Cooking oil from the palm-oil group, Wilmar International.

16/02/2015 (The Straits Times) - Commodities firm Wilmar International saw its full-year earnings drop about 12 per cent last year to US$1.16 billion (S$1.58 billion), on the back of lower margins from certain key business segments.

The decline in net profit was primarily due to "margin contraction" in its palm and laurics segment during the first nine months of the year, as well as lower soya-bean crushing margins, said Wilmar International in a statement yesterday.

Revenue dipped slightly by 2.3 per cent at US$43.1 billion, compared with the US$44.1 billion previously.

The group's financial performance for the fourth quarter of last year, however, presented a rosier picture.

Net profit rose about 9 per cent to US$401.2 million for the quarter ended Dec 31, thanks to "improved performances in most key segments as well as higher contributions from associates".

Wilmar International's palm and laurics segment saw higher returns from its downstream business, while other segments such as consumer products, sugar and oilseeds and grains also contributed positively.

Its plantations and palm oil mills segment was affected by lower production and softer crude palm oil prices.

Still, revenue for the three months ended Dec 31 fell 7.3 per cent to US$10.8 billion, compared with the same period a year earlier.

While contributions from the group's associates more than doubled to US$35.8 million in the fourth quarter, the higher gains were not sufficient to offset lower contributions in the first nine months of the year.

This resulted in a lower overall contribution from associates last year at US$80.7 million, down from US$103.8 million the previous year.

Full-year earnings per share was 18.1 US cents, down from 20.6 US cents in 2013.

Net asset value per share was US$2.42 as at Dec 31, up from US$2.35 a year earlier.
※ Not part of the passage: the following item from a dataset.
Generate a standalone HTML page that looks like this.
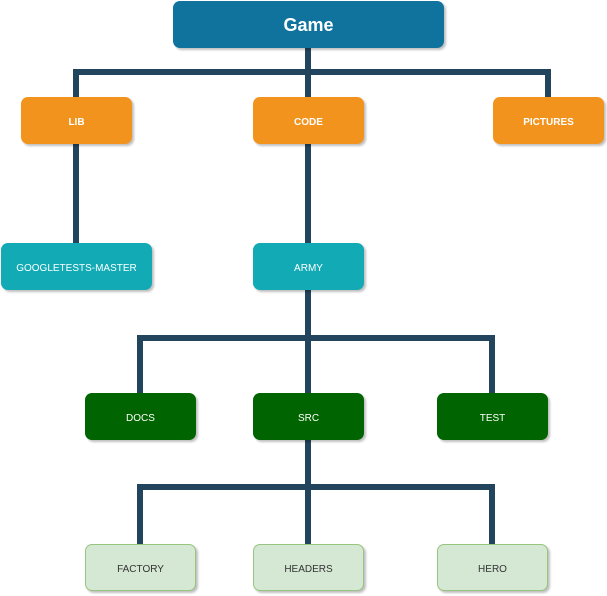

Wilmar has proposed a final tax-exempt dividend of 5.5 Singapore cents per share.

Chairman and chief executive Kuok Khoon Hong acknowledged that lower prices for palm, crude oil and sugar will "negatively impact our plantation, palm biodiesel and sugar milling segments".

But he also noted that the group's processing and downstream businesses should benefit from lower feedstock costs, "providing a further boost to the trend of stable volume growth and margin expansion experienced in our downstream businesses these past few years".

He also expects its biodiesel business to benefit from the recently announced biodiesel policy in Indonesia, which involves a hike in biodiesel subsidies.

"As a whole, our integrated business model should enable stable and resilient earnings in 2015," said Mr Kuok.

Wilmar International shares closed three Singapore cents lower at $3.22 yesterday.